Our Gospel for this day brings us back to that day so many centuries ago when Mary’s child was just beginning to get used to the light of our world. The newborn baby, probably not yet aware of anything other than his baby hunger and thirst, was the center of wonder, not only of Mary and Joseph, but also of a group of adoring shepherds. The gospel tells us that these men rushed to the scene and on arriving they were so fascinated by the child. But did they have any insight into just who this Child was? Did they have even the least idea of how the mother gave birth to this baby, and just how special this baby was? They were lost in wonder, and although the gospel record tells us that they “understood what had been told them” by the angels, their understanding was probably not more than the fact that this child was somehow special.

But for the mother Mary together with Joseph, there was more to ponder. Following the usual custom of the time, on the eighth day (the first “octave of Christmas”) the child was circumcised and given the name Jesus, the name that the Lord’s messenger had told them to give the child. That name tells us not only who the child is but also what the child is, the one who is to save the people from their sins. As the name was being given to the child, Joseph must have remembered the dream he had when he was assured that Mary was graced by the Holy Spirit to be his wife and the mother of this special child, and that the name Jesus was to be the name of the Child. For so many of us today that name, that Holy Name, is so very special. This is the name that St.
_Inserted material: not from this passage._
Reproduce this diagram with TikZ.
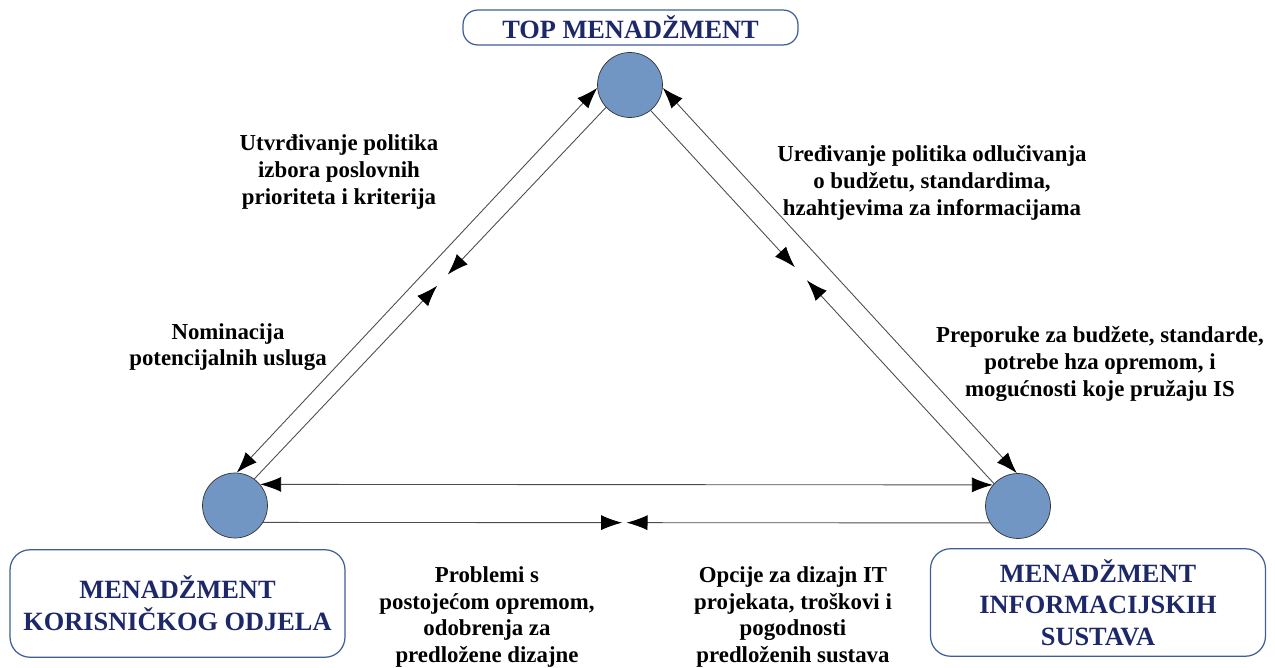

Paul in his letter to the Philippians says is “the name above every name so that at the name of Jesus every knee should bend of those in heaven and on earth and under the earth.” Devotion to this name is kept alive by the members of the Holy Name Society in many parts of the world. St. Ignatius of Loyola felt that it was a divine inspiration that confirmed his insistence that the religious order he founded would be called the Society of Jesus, over the objections of many at the time.

And so it is today that we celebrate the newness that Mary, the Mother of God, brought into our world when Jesus was born. We recall that day when the child was given the holy name given by the angel to indicate that this child, the son of Mary, was the one who, as its savior, would make the world new.

On this New Year’s Day of the year 2012 A.D. we can, together with Mary the Mother of God, treasure in our hearts so many signs of God’s gracious love for us.